- _Exercise directions_
Present the following data again exactly as it is shown.
-*-*-
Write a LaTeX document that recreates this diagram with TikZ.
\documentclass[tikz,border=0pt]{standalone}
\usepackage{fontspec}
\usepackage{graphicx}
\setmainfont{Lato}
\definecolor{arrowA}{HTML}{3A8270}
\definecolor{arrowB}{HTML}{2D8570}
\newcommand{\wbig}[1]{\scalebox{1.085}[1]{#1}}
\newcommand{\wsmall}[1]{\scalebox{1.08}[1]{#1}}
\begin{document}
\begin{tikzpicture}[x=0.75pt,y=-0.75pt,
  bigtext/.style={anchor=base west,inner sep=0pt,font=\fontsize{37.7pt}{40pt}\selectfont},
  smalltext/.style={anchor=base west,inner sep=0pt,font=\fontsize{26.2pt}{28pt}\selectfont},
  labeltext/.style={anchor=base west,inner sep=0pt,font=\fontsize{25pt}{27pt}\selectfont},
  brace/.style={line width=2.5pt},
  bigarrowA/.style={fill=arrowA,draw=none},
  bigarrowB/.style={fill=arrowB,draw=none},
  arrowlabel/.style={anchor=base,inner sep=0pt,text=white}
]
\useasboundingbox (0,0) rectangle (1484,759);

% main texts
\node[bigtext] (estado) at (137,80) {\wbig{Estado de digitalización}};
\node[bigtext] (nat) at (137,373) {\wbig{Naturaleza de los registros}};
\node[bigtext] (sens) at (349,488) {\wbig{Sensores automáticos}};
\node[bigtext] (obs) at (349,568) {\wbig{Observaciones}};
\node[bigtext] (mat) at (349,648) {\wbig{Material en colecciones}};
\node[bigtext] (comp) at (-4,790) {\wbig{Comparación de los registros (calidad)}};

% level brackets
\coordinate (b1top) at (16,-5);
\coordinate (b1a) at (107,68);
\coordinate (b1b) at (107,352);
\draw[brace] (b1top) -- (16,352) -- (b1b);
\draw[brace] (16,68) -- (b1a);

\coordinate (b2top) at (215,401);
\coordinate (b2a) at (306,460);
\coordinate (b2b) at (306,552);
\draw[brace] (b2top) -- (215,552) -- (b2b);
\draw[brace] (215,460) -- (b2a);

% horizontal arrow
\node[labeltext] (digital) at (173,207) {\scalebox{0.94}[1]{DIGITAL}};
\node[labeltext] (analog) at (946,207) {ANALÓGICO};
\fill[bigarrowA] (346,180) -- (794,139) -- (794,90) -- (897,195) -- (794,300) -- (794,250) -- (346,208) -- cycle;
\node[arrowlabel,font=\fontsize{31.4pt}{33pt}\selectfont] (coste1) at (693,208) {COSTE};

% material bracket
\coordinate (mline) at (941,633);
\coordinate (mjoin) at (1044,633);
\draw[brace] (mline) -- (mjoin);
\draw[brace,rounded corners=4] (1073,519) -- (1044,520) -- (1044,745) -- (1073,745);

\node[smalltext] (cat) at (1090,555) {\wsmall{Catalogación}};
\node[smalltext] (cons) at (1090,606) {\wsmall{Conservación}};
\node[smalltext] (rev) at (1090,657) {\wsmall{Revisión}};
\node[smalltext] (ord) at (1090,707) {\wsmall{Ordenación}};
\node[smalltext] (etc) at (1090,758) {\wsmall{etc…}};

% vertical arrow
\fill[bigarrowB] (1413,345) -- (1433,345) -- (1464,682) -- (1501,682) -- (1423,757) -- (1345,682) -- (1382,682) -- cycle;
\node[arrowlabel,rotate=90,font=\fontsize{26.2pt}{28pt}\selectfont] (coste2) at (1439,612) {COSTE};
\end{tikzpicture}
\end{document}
-*-*-
- _Answer for the task_
Write a LaTeX document that recreates this diagram with TikZ.
\documentclass[tikz,border=0pt]{standalone}
\usepackage{fontspec}
\usepackage{graphicx}
\setmainfont{Lato}
\definecolor{arrowA}{HTML}{3A8270}
\definecolor{arrowB}{HTML}{2D8570}
\newcommand{\wbig}[1]{\scalebox{1.085}[1]{#1}}
\newcommand{\wsmall}[1]{\scalebox{1.08}[1]{#1}}
\begin{document}
\begin{tikzpicture}[x=0.75pt,y=-0.75pt,
  bigtext/.style={anchor=base west,inner sep=0pt,font=\fontsize{37.7pt}{40pt}\selectfont},
  smalltext/.style={anchor=base west,inner sep=0pt,font=\fontsize{26.2pt}{28pt}\selectfont},
  labeltext/.style={anchor=base west,inner sep=0pt,font=\fontsize{25pt}{27pt}\selectfont},
  brace/.style={line width=2.5pt},
  bigarrowA/.style={fill=arrowA,draw=none},
  bigarrowB/.style={fill=arrowB,draw=none},
  arrowlabel/.style={anchor=base,inner sep=0pt,text=white}
]
\useasboundingbox (0,0) rectangle (1484,759);

% main texts
\node[bigtext] (estado) at (137,80) {\wbig{Estado de digitalización}};
\node[bigtext] (nat) at (137,373) {\wbig{Naturaleza de los registros}};
\node[bigtext] (sens) at (349,488) {\wbig{Sensores automáticos}};
\node[bigtext] (obs) at (349,568) {\wbig{Observaciones}};
\node[bigtext] (mat) at (349,648) {\wbig{Material en colecciones}};
\node[bigtext] (comp) at (-4,790) {\wbig{Comparación de los registros (calidad)}};

% level brackets
\coordinate (b1top) at (16,-5);
\coordinate (b1a) at (107,68);
\coordinate (b1b) at (107,352);
\draw[brace] (b1top) -- (16,352) -- (b1b);
\draw[brace] (16,68) -- (b1a);

\coordinate (b2top) at (215,401);
\coordinate (b2a) at (306,460);
\coordinate (b2b) at (306,552);
\draw[brace] (b2top) -- (215,552) -- (b2b);
\draw[brace] (215,460) -- (b2a);

% horizontal arrow
\node[labeltext] (digital) at (173,207) {\scalebox{0.94}[1]{DIGITAL}};
\node[labeltext] (analog) at (946,207) {ANALÓGICO};
\fill[bigarrowA] (346,180) -- (794,139) -- (794,90) -- (897,195) -- (794,300) -- (794,250) -- (346,208) -- cycle;
\node[arrowlabel,font=\fontsize{31.4pt}{33pt}\selectfont] (coste1) at (693,208) {COSTE};

% material bracket
\coordinate (mline) at (941,633);
\coordinate (mjoin) at (1044,633);
\draw[brace] (mline) -- (mjoin);
\draw[brace,rounded corners=4] (1073,519) -- (1044,520) -- (1044,745) -- (1073,745);

\node[smalltext] (cat) at (1090,555) {\wsmall{Catalogación}};
\node[smalltext] (cons) at (1090,606) {\wsmall{Conservación}};
\node[smalltext] (rev) at (1090,657) {\wsmall{Revisión}};
\node[smalltext] (ord) at (1090,707) {\wsmall{Ordenación}};
\node[smalltext] (etc) at (1090,758) {\wsmall{etc…}};

% vertical arrow
\fill[bigarrowB] (1413,345) -- (1433,345) -- (1464,682) -- (1501,682) -- (1423,757) -- (1345,682) -- (1382,682) -- cycle;
\node[arrowlabel,rotate=90,font=\fontsize{26.2pt}{28pt}\selectfont] (coste2) at (1439,612) {COSTE};
\end{tikzpicture}
\end{document}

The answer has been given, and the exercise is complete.